=== Request ===
Set down the data below from its first line to the line holding "fig = plt.figure(figsize=(W", inclusive; omit all pictures.

- - - -

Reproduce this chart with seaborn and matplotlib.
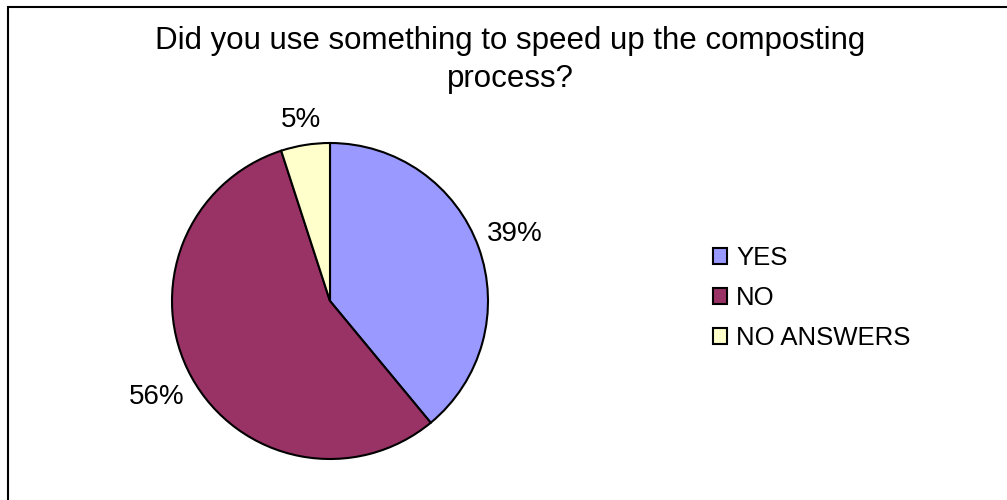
import matplotlib
matplotlib.use("Agg")
import numpy as np
import matplotlib.pyplot as plt
from matplotlib.patches import Rectangle
import seaborn as sns

# data
categories = ["YES", "NO", "NO ANSWERS"]
shares = [39, 56, 5]
colors = ["#9999FF", "#993366", "#FFFFCC"]
title = "Did you use something to speed up the composting\nprocess?"

sns.set_style("white")
plt.rcParams["font.family"] = ["Liberation Sans", "DejaVu Sans"]
plt.rcParams["text.color"] = "black"
palette = sns.color_palette(colors)

W, H = 1007, 500
fig = plt.figure(figsize=(W / 100, H / 100), dpi=100)

# pie placed in pixel terms: centre (330, 301), radius 158
cx, cy, r = 330, 301, 158
ax = fig.add_axes([(cx - r) / W, (H - cy - r) / H, 2 * r / W, 2 * r / H])

wedges, texts, autotexts = ax.pie(
    shares,
    colors=palette,
    startangle=90,
    counterclock=False,
    autopct=lambda p: f"{p:.0f}%",
    pctdistance=1.23,
    wedgeprops=dict(edgecolor="black", linewidth=1.5),
    textprops=dict(fontsize=20, color="black"),
)
# excel-style "outside end" labels sit at slightly different radii
label_dist = [1.245, 1.255, 1.16]
for w, t, d in zip(wedges, autotexts, label_dist):
    mid = np.deg2rad((w.theta1 + w.theta2) / 2)
    t.set_position((d * np.cos(mid), d * np.sin(mid)))

ax.set_aspect("equal")
ax.set_xlim(-1, 1)
ax.set_ylim(-1, 1)
ax.axis("off")

fig.text(510 / W, 1 - 26 / H, title, ha="center", va="top",
         fontsize=22.5, linespacing=1.35, color="black")

leg = fig.legend(wedges, categories, loc="upper left",
                 bbox_to_anchor=(713 / W, 1 - 246 / H),
                 frameon=False, fontsize=18.5, labelcolor="black",
                 handlelength=0.55, handleheight=0.55,
                 handletextpad=0.35, labelspacing=0.62,
                 borderpad=0, borderaxespad=0)

# chart-area border, running off the right and bottom edges
fig.add_artist(Rectangle((8 / W, -0.1), 1.2, 1 - 7 / H + 0.1,
                         transform=fig.transFigure, fill=False,
                         edgecolor="black", linewidth=1.5))

fig.savefig("out.png", dpi=100)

- - - -

=== Result below ===
Reproduce this chart with seaborn and matplotlib.
import matplotlib
matplotlib.use("Agg")
import numpy as np
import matplotlib.pyplot as plt
from matplotlib.patches import Rectangle
import seaborn as sns

# data
categories = ["YES", "NO", "NO ANSWERS"]
shares = [39, 56, 5]
colors = ["#9999FF", "#993366", "#FFFFCC"]
title = "Did you use something to speed up the composting\nprocess?"

sns.set_style("white")
plt.rcParams["font.family"] = ["Liberation Sans", "DejaVu Sans"]
plt.rcParams["text.color"] = "black"
palette = sns.color_palette(colors)

W, H = 1007, 500
fig = plt.figure(figsize=(W / 100, H / 100), dpi=100)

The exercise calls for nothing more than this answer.